This article was published on August 15, 2018

‘Enhance’: Browser game mocks Hollywood hacking tropes


‘Enhance’: Browser game mocks Hollywood hacking tropes Image by: Nicole He

You know those evidence-gathering scenes in 90s and 00s tv shows and movies that treat looking at photographs like a particularly shouty spectator sport? Where stern-looking people tap magical “enhance” button or tell the computer they intend to zoom in and “clean up” the image? You know, that old chestnut?

Someone made a game out of that.

The game is called Enhance.computer, and it’s a browser game in which you yell commands at your screen to direct a photo-examining program. Shouting “enhance” clears some non-specific static off the image, because you have to have an “enhance” command in there somewhere.

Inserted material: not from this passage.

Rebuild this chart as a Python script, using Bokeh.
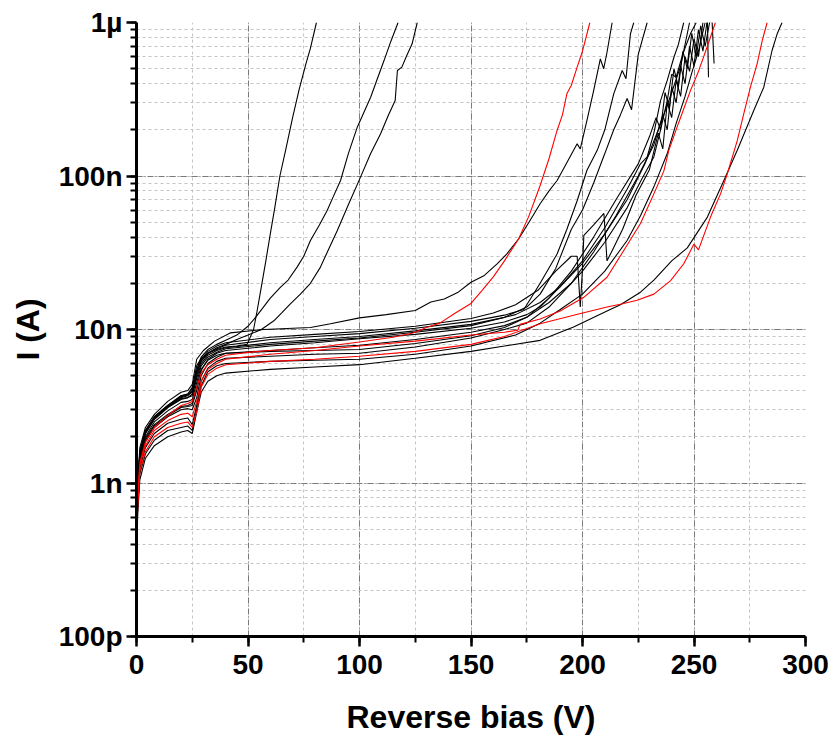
from bokeh.plotting import figure
from bokeh.models import Range1d, CustomJSTickFormatter, SingleIntervalTicker, LogTicker
from bokeh.embed import file_html
from bokeh.resources import INLINE

# ---------------- data (reverse bias in V, current in nA) ----------------
x_ticks = [0, 50, 100, 150, 200, 250, 300]
y_tick_exps = [-10, -9, -8, -7, -6]
y_tick_labels = ["100p", "1n", "10n", "100n", "1µ"]

a_v = [0, 0.15, 0.5, 1.5, 4, 8, 14, 20, 23, 25, 27, 29, 32, 36, 40, 45, 49.6, 52.5, 54, 56, 58, 60, 62, 64.3, 67, 70, 73, 76, 78, 80.7]
a_i = [0.1, 0.38, 0.95, 1.6, 2.2, 2.7, 3.2, 3.7, 3.8, 4.2, 5.8, 6.5, 7.0, 7.4, 7.7, 7.8, 8.0, 10, 13, 19, 28, 42, 62, 100, 150, 240, 370, 540, 680, 1000]

b_v = [0, 0.15, 0.5, 1.5, 4, 8, 14, 20, 23, 25, 27, 29, 32, 36, 40, 45, 50, 54, 60, 64.6, 68, 72, 75, 78, 82, 85.5, 88, 91.5, 95, 99, 102, 105, 108, 111, 114, 117.3]
b_i = [0.1, 0.37, 0.92, 1.55, 2.15, 2.65, 3.15, 3.6, 3.7, 4.0, 5.5, 6.6, 7.4, 8.0, 8.5, 9.2, 10.5, 12.3, 16, 18.9, 21, 25.5, 30, 38, 48, 59.6, 72, 93.5, 140, 208, 260, 326, 430, 565, 750, 1000]

c_v = [0, 0.15, 0.5, 1.5, 4, 8, 14, 20, 23, 25, 27, 29, 32, 36, 40, 45, 50, 56, 61.6, 65, 69, 73.5, 78, 82.5, 86, 90, 95, 100.4, 105, 109.4, 113, 116, 117, 119, 121, 123.6, 125.9]
c_i = [0.1, 0.36, 0.9, 1.5, 2.1, 2.6, 3.1, 3.5, 3.6, 3.8, 5.0, 6.2, 7.0, 7.6, 8.0, 8.6, 9.2, 10, 11.4, 12.8, 14.7, 17, 20, 25.5, 33, 44, 65, 98, 140, 188, 250, 310, 487, 512, 600, 727, 1000]

d_v = [0, 0.15, 0.5, 1.5, 4, 8, 14, 20, 23, 25, 27, 29, 32, 36, 40, 50, 60, 80, 100, 115, 124, 130, 136, 143, 149.8, 155, 160, 165, 171.4, 176, 181, 185, 188.6, 191, 193, 195, 197.6, 200, 203.3]
d_i = [0.1, 0.32, 0.8, 1.35, 1.85, 2.3, 2.75, 3.2, 3.3, 3.4, 4.2, 5.2, 5.9, 6.4, 6.8, 7.1, 7.3, 7.6, 8.3, 8.9, 9.5, 10.3, 11, 12.8, 14.7, 18, 22, 28, 39, 55, 86.7, 130, 198, 250, 343, 390, 512, 650, 1000]

e_v = [0, 0.15, 0.5, 1.5, 4, 8, 14, 20, 23, 25, 27, 30, 35, 42, 57, 78, 87, 100, 112, 125, 132, 138, 144, 150, 156, 161.7, 166, 171.4, 176, 181, 185, 188.6, 192, 194, 197.6, 199, 202, 205, 208, 209.5, 211, 213.3]
e_i = [0.1, 0.4, 1.0, 1.7, 2.3, 2.8, 3.4, 3.9, 4.0, 4.4, 6.4, 7.3, 8.4, 9.5, 10, 10.3, 10.9, 11.9, 12.5, 13.3, 15.1, 15.8, 17.4, 20.3, 22.5, 26.8, 31, 39, 50, 66, 80, 93.5, 115, 130, 162, 150, 230, 360, 580, 500, 640, 1000]

f_v = [0, 0.15, 0.5, 1.5, 4, 8, 14, 20, 23, 25, 27, 29, 32, 36, 40, 60, 80, 100, 125, 150, 165, 173.7, 181, 188.6, 193, 197.6, 202, 206.6, 210, 214, 217.8, 219.5, 221.5, 223]
f_i = [0.1, 0.37, 0.93, 1.55, 2.15, 2.65, 3.15, 3.65, 3.75, 3.9, 5.2, 6.3, 7.0, 7.5, 7.9, 8.6, 9.0, 9.4, 10.2, 11.3, 12.4, 13.5, 20, 31, 45, 69, 109, 147, 200, 343, 487, 430, 844, 1000]

g_v = [0, 0.15, 0.5, 1.5, 4, 8, 14, 20, 23, 25, 27, 29, 32, 36, 40, 60, 80, 100, 125, 150, 165, 175, 181, 188, 195, 200, 205, 210, 214, 217, 220, 222, 225, 229]
g_i = [0.1, 0.36, 0.9, 1.5, 2.1, 2.6, 3.1, 3.55, 3.6, 3.7, 4.8, 6.0, 6.8, 7.3, 7.6, 8.2, 8.6, 9.0, 9.8, 10.8, 12, 14, 17, 25, 45, 60, 90, 140, 200, 250, 320, 270, 620, 1000]

h_v = [0, 0.15, 0.5, 1.5, 4, 8, 14, 20, 23, 25, 27, 29, 32, 36, 40, 60, 80, 100, 125, 150, 165, 175, 181, 190, 200, 210, 220, 226, 229, 232, 235, 238, 241, 243, 245.4]
h_i = [0.1, 0.33, 0.82, 1.4, 1.9, 2.35, 2.75, 3.1, 3.15, 3.2, 4.0, 5.4, 6.4, 7.0, 7.3, 7.8, 8.2, 8.7, 9.3, 10.2, 11.2, 12.5, 14, 19, 28, 46, 82, 120, 133, 190, 310, 420, 594, 720, 1000]

i_v = [0, 0.15, 0.5, 1.5, 4, 8, 14, 20, 23, 25, 27, 29, 32, 36, 40, 60, 80, 100, 125, 150, 165, 175, 185, 195, 200, 210, 220, 226, 232, 235, 238, 240, 242, 245, 248.4, 251]
i_i = [0.1, 0.32, 0.8, 1.35, 1.85, 2.3, 2.7, 3.0, 3.05, 3.0, 3.6, 5.0, 6.0, 6.6, 7.0, 7.3, 7.6, 7.9, 8.6, 9.6, 10.6, 12, 15, 20, 24, 37, 62, 92, 133, 200, 310, 460, 440, 625, 844, 1000]

j1_v = [0, 0.15, 0.5, 1.5, 4, 8, 14, 20, 23, 25, 27, 29, 32, 36, 40, 60, 80, 100, 125, 150, 160, 170, 180, 188, 195, 197.6, 199, 200, 200.6, 205, 209.6, 211, 213, 218, 224, 230, 234, 236, 238, 240, 242, 244, 246, 248, 250, 252, 254]
j1_i = [0.1, 0.37, 0.94, 1.6, 2.2, 2.7, 3.2, 3.7, 3.8, 4.1, 5.4, 6.4, 7.2, 7.8, 8.2, 8.9, 9.3, 9.7, 10.5, 11.8, 12.8, 14.5, 18, 24, 30, 30, 14, 25, 41, 48, 57, 28, 32, 45, 75, 110, 190, 150, 300, 240, 420, 330, 600, 480, 780, 600, 1000]

j2_v = [0, 0.15, 0.5, 1.5, 4, 8, 14, 20, 23, 25, 27, 29, 32, 36, 40, 60, 80, 100, 125, 150, 165, 175, 185, 195, 205, 215, 225, 230, 233, 235, 237, 239, 241, 243, 245, 247, 249, 251, 253, 255, 257, 258, 259]
j2_i = [0.1, 0.33, 0.83, 1.4, 1.95, 2.4, 2.8, 3.15, 3.2, 3.3, 4.2, 5.5, 6.3, 6.8, 7.0, 7.2, 7.3, 7.4, 8.1, 9.1, 10.3, 12, 16, 24, 40, 70, 120, 180, 240, 200, 350, 280, 500, 380, 650, 500, 850, 600, 950, 700, 1000, 1100, 540]

j3_v = [0, 0.15, 0.5, 1.5, 4, 8, 14, 20, 23, 25, 27, 29, 32, 36, 40, 60, 80, 100, 125, 150, 165, 175, 185, 195, 205, 215, 225, 232, 236, 238, 240, 242, 244, 246, 248, 250, 252, 254, 256, 256.5]
j3_i = [0.1, 0.3, 0.75, 1.25, 1.7, 2.1, 2.45, 2.6, 2.65, 2.4, 3.2, 4.6, 5.6, 6.2, 6.5, 6.7, 6.9, 7.0, 7.7, 8.8, 10.0, 11, 14, 20, 32, 55, 100, 160, 250, 200, 380, 300, 520, 400, 700, 520, 900, 650, 1050, 440]

k_v = [0, 0.15, 0.5, 1.5, 4, 8, 14, 20, 23, 25, 27, 29, 32, 36, 40, 60, 80, 100, 125, 150, 165, 171, 172, 181, 190, 200.6, 211, 218.5, 226, 232, 236.5, 238.7, 243, 248.4, 252, 256, 259.6]
k_i = [0.1, 0.3, 0.76, 1.3, 1.75, 2.2, 2.55, 2.8, 2.85, 2.7, 3.4, 4.6, 5.5, 6.0, 6.4, 6.9, 7.3, 7.8, 8.4, 9.2, 9.6, 9.9, 10.8, 11.7, 13.2, 16.2, 21.9, 32.7, 49, 76.5, 108, 147, 220, 360, 480, 700, 1000]

l_v = [0, 0.15, 0.5, 1.5, 4, 8, 14, 20, 23, 25, 27, 29, 32, 36, 40, 60, 80, 100, 125, 150, 165, 181, 196, 211, 217, 224.5, 232, 239.5, 245.4, 250, 252, 257.4, 261.9, 264.9, 269.4, 272.3, 275.3, 278.3, 280.6, 282.8]
l_i = [0.1, 0.28, 0.7, 1.2, 1.6, 2.0, 2.3, 2.45, 2.5, 2.3, 2.9, 4.2, 5.1, 5.6, 5.9, 6.2, 6.4, 6.7, 7.2, 8.0, 9.0, 10.9, 12.4, 14, 14.6, 15.5, 17, 20.8, 26.8, 36, 33, 54, 76.5, 103, 170, 254, 379, 538, 763, 1000]

m_v = [0, 0.15, 0.5, 1.5, 4, 8, 14, 20, 23, 25, 27, 29, 32, 36, 40, 60, 80, 100, 125, 150, 165, 181, 196, 211, 217, 226, 232, 240, 247, 256, 263.4, 269.4, 276.8, 281.3, 285, 287.3, 289.5]
m_i = [0.1, 0.25, 0.62, 1.05, 1.45, 1.75, 2.0, 2.15, 2.2, 2.1, 2.9, 3.9, 4.6, 5.0, 5.2, 5.5, 5.7, 5.9, 6.5, 7.2, 7.8, 8.5, 10.4, 13.2, 14.5, 17.5, 21, 28, 34, 54, 93.5, 147, 267, 379, 657, 844, 1000]

n_v = [0, 0.15, 0.5, 1.5, 4, 8, 14, 20, 23, 25, 27, 29, 32, 36, 40, 60, 80, 100, 125, 150, 170, 181, 190, 200, 210, 220, 226, 232, 238, 242, 246, 249, 252, 255]
n_i = [0.1, 0.27, 0.68, 1.15, 1.55, 1.9, 2.2, 2.3, 2.35, 2.2, 3.0, 4.3, 5.3, 5.8, 6.0, 6.2, 6.3, 6.4, 6.9, 7.8, 9.2, 11, 13.5, 17, 24, 38, 55, 85, 140, 220, 330, 470, 650, 1000]

o_v = [0, 0.15, 0.5, 1.5, 4, 8, 14, 20, 23, 25, 27, 29, 32, 36, 40, 60, 80, 100, 125, 150, 170, 181, 190, 200, 210, 220, 228, 234, 240, 244, 248]
o_i = [0.1, 0.35, 0.87, 1.45, 2.0, 2.5, 2.95, 3.35, 3.4, 3.5, 4.5, 5.8, 6.6, 7.1, 7.5, 8.0, 8.4, 8.8, 9.6, 10.6, 12.5, 15, 19, 27, 42, 70, 120, 200, 350, 520, 1000]

BLACK = "#000000"
RED = "#ff0000"
curves = [
    (a_v, a_i, BLACK), (b_v, b_i, BLACK), (c_v, c_i, BLACK), (e_v, e_i, BLACK),
    (f_v, f_i, BLACK), (g_v, g_i, BLACK), (h_v, h_i, BLACK), (i_v, i_i, BLACK),
    (j1_v, j1_i, BLACK), (j2_v, j2_i, BLACK), (j3_v, j3_i, BLACK),
    (n_v, n_i, BLACK), (o_v, o_i, BLACK), (m_v, m_i, BLACK),
    (d_v, d_i, RED), (k_v, k_i, RED), (l_v, l_i, RED),
]

FONT = "'Liberation Sans', Arial, sans-serif"

p = figure(frame_width=669, frame_height=614,
           x_range=Range1d(0, 300), y_range=Range1d(1e-10, 1e-6),
           y_axis_type="log", output_backend="svg", toolbar_location=None,
           min_border_left=136, min_border_right=29, min_border_top=22, min_border_bottom=113)
p.outline_line_color = None
p.background_fill_color = "white"
p.border_fill_color = "white"

for v, cur, col in curves:
    p.line(v, [c * 1e-9 for c in cur], line_color=col, line_width=1.1)

xt = SingleIntervalTicker(interval=50, num_minor_ticks=2)
p.xaxis.ticker = xt
p.xgrid.ticker = xt
yt = LogTicker(num_minor_ticks=10)
p.yaxis.ticker = yt
p.ygrid.ticker = yt
p.yaxis.formatter = CustomJSTickFormatter(
    args=dict(exps=y_tick_exps, labels=y_tick_labels),
    code="""
const e = Math.round(Math.log10(tick));
for (let k = 0; k < exps.length; k++) { if (exps[k] === e) { return labels[k]; } }
return "";
""")

for g in (p.xgrid, p.ygrid):
    g.grid_line_color = "#7a7a7a"
    g.grid_line_dash = "6 2 1 2"
    g.grid_line_width = 1
    g.minor_grid_line_color = "#c4c4c4"
    g.minor_grid_line_dash = "3 3"
    g.minor_grid_line_width = 1

for ax in (p.xaxis, p.yaxis):
    ax.axis_line_width = 3
    ax.axis_line_color = "black"
    ax.major_tick_line_width = 2.5
    ax.major_tick_out = 10
    ax.major_tick_in = 0
    ax.minor_tick_line_width = 2
    ax.minor_tick_out = 6
    ax.minor_tick_in = 0
    ax.major_label_text_font = FONT
    ax.major_label_text_font_style = "bold"
    ax.major_label_text_font_size = "28px"
    ax.major_label_text_color = "black"
    ax.axis_label_text_font = FONT
    ax.axis_label_text_font_style = "bold"
    ax.axis_label_text_font_size = "32px"
    ax.axis_label_text_color = "black"

p.xaxis.axis_label = "Reverse bias (V)"
p.yaxis.axis_label = "I (A)"
p.xaxis.major_label_standoff = 8
p.yaxis.major_label_standoff = 4
p.xaxis.axis_label_standoff = 22
p.yaxis.axis_label_standoff = 10

open("out.html", "w").write(file_html(p, INLINE))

It might take a few tries to get it to work. I had to refresh the game several times to coax it to move off of the loading screen and into the actual game. Also, for those of you not used to using a microphone with a browser, make sure you’re using the right one — when I first tried to shout, I discovered Chrome was detecting a microphone which doesn’t exist.

Your character is called “Detective Cyb3r” and you are tasked with finding a code in a picture which will avert Nonspecific Disaster. To do so, you holler commands at the program to “Enhance,” “Move Left,” and “Zoom In/Out.”

Okay, I have a few questions. Am I some sort of futuristic forensic photographer? If we have a nuclear aversion code, why did someone embed it in a picture? Why does this computer program care if I have a New Zealand accent or not?

By the way, that last question is easily answered — it doesn’t. The game gives you the option of selecting the accent closest to your own so that it better understands your commands, but when I selected “British” to test it out, it still would only respond to my American accent. Either my British accent is just that terrible, or the game doesn’t actually give a shit.

Enhance is the work of Nicole He, a New York-based programmer who’s made numerous other experimental games. She’s worked with AR, robots, and Soylent phalluses, so this seems relatively tame for her.

Also, this game is unexpectedly hard. You only have a few seconds to find and enhance the image enough to find the code. I’ve played several times in the course of writing this, and only managed to snag a win once, out of dumb luck. Whether that’s a commentary on my extremely poor eyesight or the relatively cumbersome method of using one’s voice to navigate, I leave it for you to decide.